══ LISTING ══

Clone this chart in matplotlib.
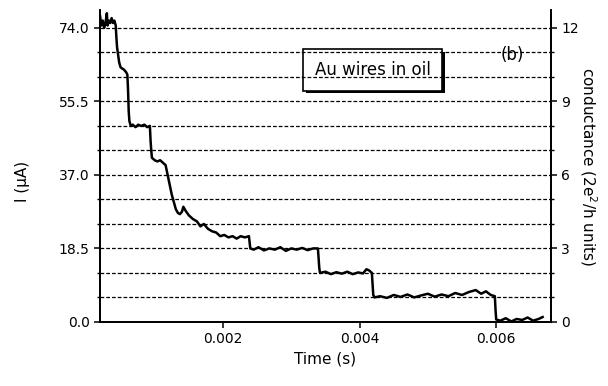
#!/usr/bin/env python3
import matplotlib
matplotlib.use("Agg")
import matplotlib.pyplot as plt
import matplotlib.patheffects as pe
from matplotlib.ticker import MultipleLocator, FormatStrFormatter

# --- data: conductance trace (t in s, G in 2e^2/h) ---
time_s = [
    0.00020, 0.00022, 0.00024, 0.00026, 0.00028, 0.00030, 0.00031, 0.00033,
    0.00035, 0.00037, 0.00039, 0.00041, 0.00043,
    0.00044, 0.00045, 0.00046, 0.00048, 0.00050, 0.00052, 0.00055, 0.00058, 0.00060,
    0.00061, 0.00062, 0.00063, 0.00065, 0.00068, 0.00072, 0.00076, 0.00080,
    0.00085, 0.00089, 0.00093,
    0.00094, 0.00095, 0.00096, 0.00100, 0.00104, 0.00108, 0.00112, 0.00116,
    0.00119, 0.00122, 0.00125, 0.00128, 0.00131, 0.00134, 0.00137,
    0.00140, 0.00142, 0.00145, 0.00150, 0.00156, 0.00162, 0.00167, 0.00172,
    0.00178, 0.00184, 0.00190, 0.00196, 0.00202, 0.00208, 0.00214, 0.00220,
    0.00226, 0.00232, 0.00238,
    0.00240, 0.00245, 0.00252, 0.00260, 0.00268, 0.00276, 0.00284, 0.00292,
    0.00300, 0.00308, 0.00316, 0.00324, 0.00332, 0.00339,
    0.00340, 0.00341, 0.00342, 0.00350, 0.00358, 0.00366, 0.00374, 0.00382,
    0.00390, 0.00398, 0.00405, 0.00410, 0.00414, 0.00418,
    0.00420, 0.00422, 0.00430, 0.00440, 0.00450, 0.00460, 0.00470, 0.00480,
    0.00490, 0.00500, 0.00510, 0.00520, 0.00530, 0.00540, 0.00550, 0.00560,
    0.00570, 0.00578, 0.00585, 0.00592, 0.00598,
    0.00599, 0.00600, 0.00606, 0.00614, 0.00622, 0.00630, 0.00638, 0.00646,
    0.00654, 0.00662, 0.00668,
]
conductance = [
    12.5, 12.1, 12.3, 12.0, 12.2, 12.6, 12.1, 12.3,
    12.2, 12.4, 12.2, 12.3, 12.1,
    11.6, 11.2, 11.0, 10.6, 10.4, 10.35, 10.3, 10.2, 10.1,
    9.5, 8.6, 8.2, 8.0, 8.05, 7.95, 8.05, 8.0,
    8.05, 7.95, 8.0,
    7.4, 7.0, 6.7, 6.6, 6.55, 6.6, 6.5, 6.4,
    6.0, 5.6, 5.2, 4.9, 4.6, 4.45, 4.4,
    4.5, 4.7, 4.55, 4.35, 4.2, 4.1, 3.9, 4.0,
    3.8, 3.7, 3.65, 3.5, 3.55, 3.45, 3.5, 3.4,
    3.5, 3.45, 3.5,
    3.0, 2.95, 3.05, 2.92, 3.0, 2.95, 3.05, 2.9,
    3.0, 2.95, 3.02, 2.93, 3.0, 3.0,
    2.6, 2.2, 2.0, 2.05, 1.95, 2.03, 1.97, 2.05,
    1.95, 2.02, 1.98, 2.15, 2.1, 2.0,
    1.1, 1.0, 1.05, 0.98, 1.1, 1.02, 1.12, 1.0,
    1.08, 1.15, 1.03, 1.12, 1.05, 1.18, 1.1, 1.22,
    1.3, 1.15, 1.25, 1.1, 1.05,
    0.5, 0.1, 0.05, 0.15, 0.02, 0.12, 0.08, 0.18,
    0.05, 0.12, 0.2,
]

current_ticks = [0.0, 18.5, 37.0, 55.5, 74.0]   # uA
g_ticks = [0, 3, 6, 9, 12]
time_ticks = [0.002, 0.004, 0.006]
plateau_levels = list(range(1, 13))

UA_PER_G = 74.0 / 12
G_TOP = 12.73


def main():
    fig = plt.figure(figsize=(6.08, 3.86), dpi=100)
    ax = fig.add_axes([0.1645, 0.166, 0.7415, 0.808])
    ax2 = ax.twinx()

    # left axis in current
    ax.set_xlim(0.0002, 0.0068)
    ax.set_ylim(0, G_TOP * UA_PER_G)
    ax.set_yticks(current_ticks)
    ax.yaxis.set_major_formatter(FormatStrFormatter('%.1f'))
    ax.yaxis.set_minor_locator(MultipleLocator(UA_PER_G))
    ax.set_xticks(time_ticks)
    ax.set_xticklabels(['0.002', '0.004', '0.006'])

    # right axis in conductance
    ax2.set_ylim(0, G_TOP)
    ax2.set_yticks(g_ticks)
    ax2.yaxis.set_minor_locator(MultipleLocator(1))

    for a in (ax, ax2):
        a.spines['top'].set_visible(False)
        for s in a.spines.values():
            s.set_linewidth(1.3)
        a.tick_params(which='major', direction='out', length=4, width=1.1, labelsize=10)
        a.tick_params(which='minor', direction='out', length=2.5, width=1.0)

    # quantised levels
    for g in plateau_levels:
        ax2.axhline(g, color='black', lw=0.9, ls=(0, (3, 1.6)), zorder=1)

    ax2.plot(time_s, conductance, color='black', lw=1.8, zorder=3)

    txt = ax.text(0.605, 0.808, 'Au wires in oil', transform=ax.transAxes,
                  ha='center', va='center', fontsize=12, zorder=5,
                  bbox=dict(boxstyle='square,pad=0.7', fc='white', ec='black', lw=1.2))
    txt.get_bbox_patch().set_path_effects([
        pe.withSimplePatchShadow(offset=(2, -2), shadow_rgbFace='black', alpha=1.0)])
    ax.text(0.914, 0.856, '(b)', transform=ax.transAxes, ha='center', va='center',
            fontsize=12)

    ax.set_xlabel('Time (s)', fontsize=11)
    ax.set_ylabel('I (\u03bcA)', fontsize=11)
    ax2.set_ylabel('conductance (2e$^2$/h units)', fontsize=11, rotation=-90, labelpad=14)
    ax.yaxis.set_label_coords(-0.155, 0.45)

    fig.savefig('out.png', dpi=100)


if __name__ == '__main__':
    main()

═══
══ LISTING ══

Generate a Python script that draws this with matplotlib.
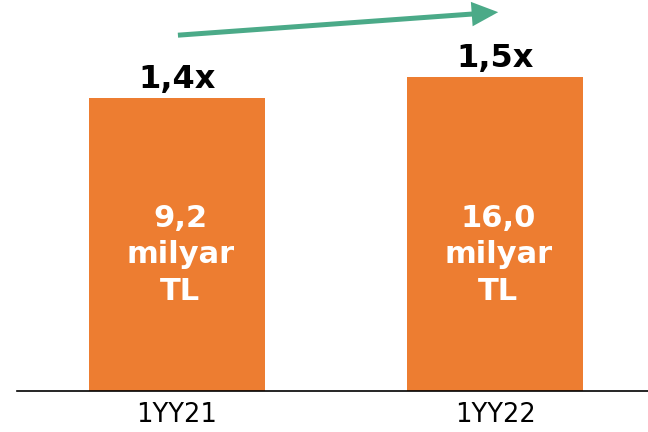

═══

**CHALLENGE:** Look for the word "this" and return every line where it occurs.

**THE OUTPUT:**
Clone this chart in matplotlib.
Generate a Python script that draws this with matplotlib.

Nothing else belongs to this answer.